## PROBLEM DETAILS
Starting at the first line of the listing below, retype each line up to and including the one that contains "(my) at (0,418);". Leave pictures out.

(Records contained in a dataset)
———

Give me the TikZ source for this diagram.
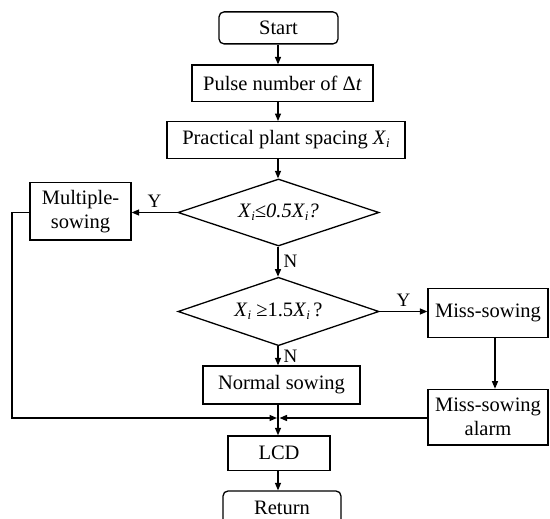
\documentclass[tikz,border=0pt]{standalone}
\usepackage{fontspec}
\setmainfont{Liberation Serif}
\usetikzlibrary{arrows.meta,shapes.geometric}
\newcommand{\myXi}{\textit{X}\raisebox{-0.3ex}{\fontsize{13}{13}\selectfont\textit{i}}}
\begin{document}
\begin{tikzpicture}[x=1pt,y=-1pt,
  lw/.style={line width=1.3pt},
  boxnode/.style={draw,lw,inner sep=0pt,align=center,font=\fontsize{20.5}{24}\selectfont},
  termnode/.style={boxnode,rounded corners=5pt},
  decnode/.style={draw,lw,diamond,aspect=2.9,inner sep=0pt,font=\fontsize{20.5}{24}\selectfont},
  arr/.style={lw,-{Triangle[length=7.5pt,width=6pt]}},
  lbl/.style={font=\fontsize{19}{20}\selectfont,inner sep=0pt}]
\clip (0,0) rectangle (550,519);
\fill[white] (0,0) rectangle (550,519);
\coordinate (ax) at (278,0);
\coordinate (mx) at (495,0);
\coordinate (lx) at (12,0);
\coordinate (my) at (0,418);

\node[termnode,minimum width=119pt,minimum height=32pt] (start) at (278.5,27.9) {Start};
\node[boxnode,minimum width=181pt,minimum height=36.7pt] (pulse) at (282.5,83.4) {Pulse number of Δ\textit{t}};
\node[boxnode,minimum width=238pt,minimum height=36.6pt] (prac) at (286,140) {Practical plant spacing \myXi};
\node[decnode,minimum width=201pt,minimum height=67pt] (d1) at (278.5,212.5) {\myXi\textit{≤0.5}\myXi\textit{?}};
\node[boxnode,minimum width=101pt,minimum height=57.3pt] (multi) at (80.5,211.4) {Multiple-\\sowing};
\node[decnode,minimum width=201pt,minimum height=68.4pt] (d2) at (278.5,311.5) {\myXi\ ≥1.5\myXi\,?};
\node[boxnode,minimum width=120pt,minimum height=49pt] (miss) at (488,312.8) {Miss-sowing};
\node[boxnode,minimum width=120pt,minimum height=55.7pt] (alarm) at (488,417.2) {Miss-sowing\\alarm};
\node[boxnode,minimum width=157pt,minimum height=38pt] (normal) at (281.5,385) {Normal sowing};
\node[boxnode,minimum width=102pt,minimum height=34.5pt] (lcd) at (279,453.2) {LCD};
\node[termnode,minimum width=118pt,minimum height=34pt] (ret) at (282,508) {Return};

\draw[arr] (start.south -| ax) -- (pulse.north -| ax);
\draw[arr] (pulse.south -| ax) -- (prac.north -| ax);
\draw[arr] (prac.south -| ax) -- (d1.north -| ax);
\draw[arr] (d1.west) -- (multi.east |- d1.west) node[lbl,midway,above=4pt] (y1) {Y};
\draw[arr] (d1.south -| ax) -- (d2.north -| ax) node[lbl,midway,right=5pt] (n1) {N};
\draw[arr] (d2.east) -- (miss.west |- d2.east) node[lbl,midway,above=4pt] (y2) {Y};
\draw[arr] (d2.south -| ax) -- (normal.north -| ax) node[lbl,midway,right=5pt] (n2) {N};
\draw[arr] (miss.south -| mx) -- (alarm.north -| mx);
\draw[arr] (normal.south -| ax) -- (lcd.north -| ax);
\draw[arr] (multi.west |- d1.west) -- (lx |- d1.west) -- (lx |- my) -- ([xshift=-1pt]ax |- my);
\draw[arr] (alarm.west |- my) -- ([xshift=1.5pt]ax |- my);
\draw[arr] (lcd.south -| ax) -- (ret.north -| ax);
\end{tikzpicture}
\end{document}
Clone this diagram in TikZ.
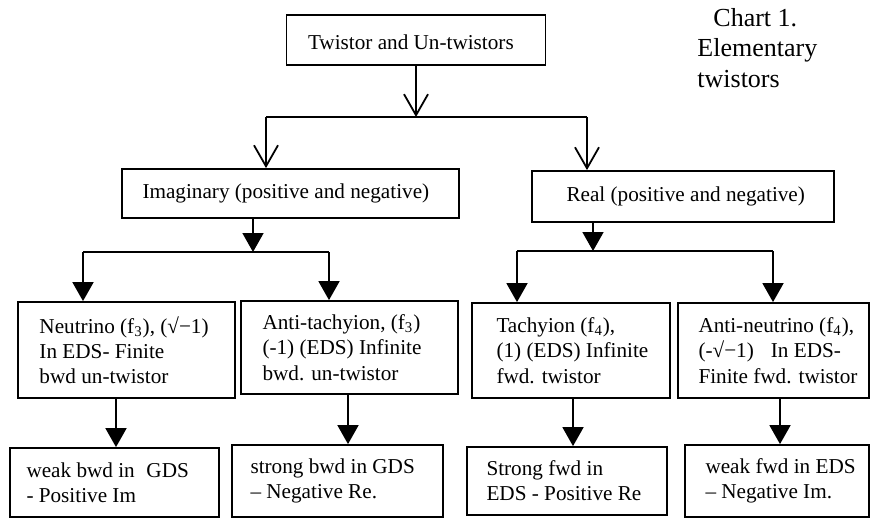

———

## FINAL RESULT
Give me the TikZ source for this diagram.
\documentclass[tikz,border=0pt]{standalone}
\usepackage{fontspec}
\setmainfont{Liberation Serif}
\usetikzlibrary{arrows.meta,shapes.geometric}
\newcommand{\myXi}{\textit{X}\raisebox{-0.3ex}{\fontsize{13}{13}\selectfont\textit{i}}}
\begin{document}
\begin{tikzpicture}[x=1pt,y=-1pt,
  lw/.style={line width=1.3pt},
  boxnode/.style={draw,lw,inner sep=0pt,align=center,font=\fontsize{20.5}{24}\selectfont},
  termnode/.style={boxnode,rounded corners=5pt},
  decnode/.style={draw,lw,diamond,aspect=2.9,inner sep=0pt,font=\fontsize{20.5}{24}\selectfont},
  arr/.style={lw,-{Triangle[length=7.5pt,width=6pt]}},
  lbl/.style={font=\fontsize{19}{20}\selectfont,inner sep=0pt}]
\clip (0,0) rectangle (550,519);
\fill[white] (0,0) rectangle (550,519);
\coordinate (ax) at (278,0);
\coordinate (mx) at (495,0);
\coordinate (lx) at (12,0);
\coordinate (my) at (0,418);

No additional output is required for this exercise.